====== SUPPLIED INFORMATION ======

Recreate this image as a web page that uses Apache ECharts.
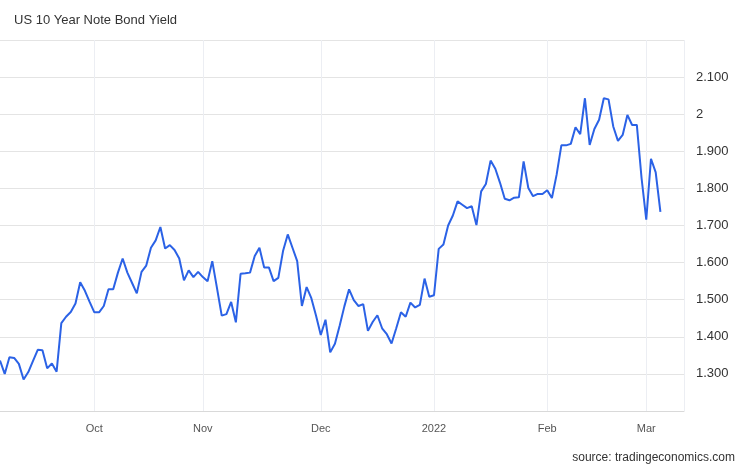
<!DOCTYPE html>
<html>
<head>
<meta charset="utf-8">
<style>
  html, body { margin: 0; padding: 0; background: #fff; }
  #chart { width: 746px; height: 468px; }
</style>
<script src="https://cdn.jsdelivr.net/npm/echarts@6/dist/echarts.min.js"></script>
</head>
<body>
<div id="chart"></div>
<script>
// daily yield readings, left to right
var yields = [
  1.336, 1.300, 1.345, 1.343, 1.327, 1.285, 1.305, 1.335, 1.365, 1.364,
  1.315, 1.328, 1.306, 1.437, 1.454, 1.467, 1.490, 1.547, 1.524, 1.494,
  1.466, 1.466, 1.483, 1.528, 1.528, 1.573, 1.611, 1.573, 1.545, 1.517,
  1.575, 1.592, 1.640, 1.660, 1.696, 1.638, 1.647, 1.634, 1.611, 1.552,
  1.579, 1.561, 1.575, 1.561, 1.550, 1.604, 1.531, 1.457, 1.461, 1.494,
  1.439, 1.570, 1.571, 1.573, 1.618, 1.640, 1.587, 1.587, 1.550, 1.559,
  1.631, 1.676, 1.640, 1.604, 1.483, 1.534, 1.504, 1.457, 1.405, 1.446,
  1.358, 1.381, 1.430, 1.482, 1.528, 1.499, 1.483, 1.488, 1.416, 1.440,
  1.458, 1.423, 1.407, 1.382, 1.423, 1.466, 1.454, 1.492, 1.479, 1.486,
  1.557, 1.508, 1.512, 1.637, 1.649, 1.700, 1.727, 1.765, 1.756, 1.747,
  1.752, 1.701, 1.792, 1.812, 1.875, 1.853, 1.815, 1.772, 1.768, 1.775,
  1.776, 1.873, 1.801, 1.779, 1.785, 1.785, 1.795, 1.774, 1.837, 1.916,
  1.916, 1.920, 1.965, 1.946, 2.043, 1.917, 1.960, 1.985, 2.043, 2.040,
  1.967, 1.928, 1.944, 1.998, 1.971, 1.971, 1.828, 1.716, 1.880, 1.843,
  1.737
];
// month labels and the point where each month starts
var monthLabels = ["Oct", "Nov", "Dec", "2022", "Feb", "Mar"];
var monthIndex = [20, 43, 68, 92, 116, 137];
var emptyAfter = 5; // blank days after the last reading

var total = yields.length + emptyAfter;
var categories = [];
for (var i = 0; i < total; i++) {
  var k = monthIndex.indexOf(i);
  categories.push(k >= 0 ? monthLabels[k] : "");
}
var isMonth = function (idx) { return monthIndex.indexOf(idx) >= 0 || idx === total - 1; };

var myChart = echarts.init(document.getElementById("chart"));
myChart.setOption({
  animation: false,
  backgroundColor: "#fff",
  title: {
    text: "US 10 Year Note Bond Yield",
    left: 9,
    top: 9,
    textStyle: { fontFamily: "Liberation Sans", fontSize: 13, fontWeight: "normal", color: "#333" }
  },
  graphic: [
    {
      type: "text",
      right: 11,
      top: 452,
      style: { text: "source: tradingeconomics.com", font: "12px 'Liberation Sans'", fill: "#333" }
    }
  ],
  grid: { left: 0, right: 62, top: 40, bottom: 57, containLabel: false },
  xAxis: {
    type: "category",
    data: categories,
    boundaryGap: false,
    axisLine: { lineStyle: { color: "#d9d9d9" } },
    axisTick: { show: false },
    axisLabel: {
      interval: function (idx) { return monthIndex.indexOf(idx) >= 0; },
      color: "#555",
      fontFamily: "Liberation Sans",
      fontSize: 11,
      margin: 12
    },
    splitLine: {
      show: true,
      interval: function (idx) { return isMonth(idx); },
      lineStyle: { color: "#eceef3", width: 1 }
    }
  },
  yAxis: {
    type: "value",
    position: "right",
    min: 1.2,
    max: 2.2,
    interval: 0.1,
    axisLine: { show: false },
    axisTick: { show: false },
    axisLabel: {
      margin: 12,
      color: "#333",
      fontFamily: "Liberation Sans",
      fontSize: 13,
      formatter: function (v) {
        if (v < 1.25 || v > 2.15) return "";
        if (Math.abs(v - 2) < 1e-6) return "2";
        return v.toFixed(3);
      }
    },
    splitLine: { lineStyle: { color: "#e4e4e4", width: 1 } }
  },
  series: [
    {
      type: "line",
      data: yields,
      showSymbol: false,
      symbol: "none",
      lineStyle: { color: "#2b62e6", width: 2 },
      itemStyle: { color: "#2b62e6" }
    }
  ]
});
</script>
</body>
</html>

======

[SET PROBLEM] Quote all the lines above exactly as given. Do not include the pictures.

[REPLY]
Recreate this image as a web page that uses Apache ECharts.
<!DOCTYPE html>
<html>
<head>
<meta charset="utf-8">
<style>
  html, body { margin: 0; padding: 0; background: #fff; }
  #chart { width: 746px; height: 468px; }
</style>
<script src="https://cdn.jsdelivr.net/npm/echarts@6/dist/echarts.min.js"></script>
</head>
<body>
<div id="chart"></div>
<script>
// daily yield readings, left to right
var yields = [
  1.336, 1.300, 1.345, 1.343, 1.327, 1.285, 1.305, 1.335, 1.365, 1.364,
  1.315, 1.328, 1.306, 1.437, 1.454, 1.467, 1.490, 1.547, 1.524, 1.494,
  1.466, 1.466, 1.483, 1.528, 1.528, 1.573, 1.611, 1.573, 1.545, 1.517,
  1.575, 1.592, 1.640, 1.660, 1.696, 1.638, 1.647, 1.634, 1.611, 1.552,
  1.579, 1.561, 1.575, 1.561, 1.550, 1.604, 1.531, 1.457, 1.461, 1.494,
  1.439, 1.570, 1.571, 1.573, 1.618, 1.640, 1.587, 1.587, 1.550, 1.559,
  1.631, 1.676, 1.640, 1.604, 1.483, 1.534, 1.504, 1.457, 1.405, 1.446,
  1.358, 1.381, 1.430, 1.482, 1.528, 1.499, 1.483, 1.488, 1.416, 1.440,
  1.458, 1.423, 1.407, 1.382, 1.423, 1.466, 1.454, 1.492, 1.479, 1.486,
  1.557, 1.508, 1.512, 1.637, 1.649, 1.700, 1.727, 1.765, 1.756, 1.747,
  1.752, 1.701, 1.792, 1.812, 1.875, 1.853, 1.815, 1.772, 1.768, 1.775,
  1.776, 1.873, 1.801, 1.779, 1.785, 1.785, 1.795, 1.774, 1.837, 1.916,
  1.916, 1.920, 1.965, 1.946, 2.043, 1.917, 1.960, 1.985, 2.043, 2.040,
  1.967, 1.928, 1.944, 1.998, 1.971, 1.971, 1.828, 1.716, 1.880, 1.843,
  1.737
];
// month labels and the point where each month starts
var monthLabels = ["Oct", "Nov", "Dec", "2022", "Feb", "Mar"];
var monthIndex = [20, 43, 68, 92, 116, 137];
var emptyAfter = 5; // blank days after the last reading

var total = yields.length + emptyAfter;
var categories = [];
for (var i = 0; i < total; i++) {
  var k = monthIndex.indexOf(i);
  categories.push(k >= 0 ? monthLabels[k] : "");
}
var isMonth = function (idx) { return monthIndex.indexOf(idx) >= 0 || idx === total - 1; };

var myChart = echarts.init(document.getElementById("chart"));
myChart.setOption({
  animation: false,
  backgroundColor: "#fff",
  title: {
    text: "US 10 Year Note Bond Yield",
    left: 9,
    top: 9,
    textStyle: { fontFamily: "Liberation Sans", fontSize: 13, fontWeight: "normal", color: "#333" }
  },
  graphic: [
    {
      type: "text",
      right: 11,
      top: 452,
      style: { text: "source: tradingeconomics.com", font: "12px 'Liberation Sans'", fill: "#333" }
    }
  ],
  grid: { left: 0, right: 62, top: 40, bottom: 57, containLabel: false },
  xAxis: {
    type: "category",
    data: categories,
    boundaryGap: false,
    axisLine: { lineStyle: { color: "#d9d9d9" } },
    axisTick: { show: false },
    axisLabel: {
      interval: function (idx) { return monthIndex.indexOf(idx) >= 0; },
      color: "#555",
      fontFamily: "Liberation Sans",
      fontSize: 11,
      margin: 12
    },
    splitLine: {
      show: true,
      interval: function (idx) { return isMonth(idx); },
      lineStyle: { color: "#eceef3", width: 1 }
    }
  },
  yAxis: {
    type: "value",
    position: "right",
    min: 1.2,
    max: 2.2,
    interval: 0.1,
    axisLine: { show: false },
    axisTick: { show: false },
    axisLabel: {
      margin: 12,
      color: "#333",
      fontFamily: "Liberation Sans",
      fontSize: 13,
      formatter: function (v) {
        if (v < 1.25 || v > 2.15) return "";
        if (Math.abs(v - 2) < 1e-6) return "2";
        return v.toFixed(3);
      }
    },
    splitLine: { lineStyle: { color: "#e4e4e4", width: 1 } }
  },
  series: [
    {
      type: "line",
      data: yields,
      showSymbol: false,
      symbol: "none",
      lineStyle: { color: "#2b62e6", width: 2 },
      itemStyle: { color: "#2b62e6" }
    }
  ]
});
</script>
</body>
</html>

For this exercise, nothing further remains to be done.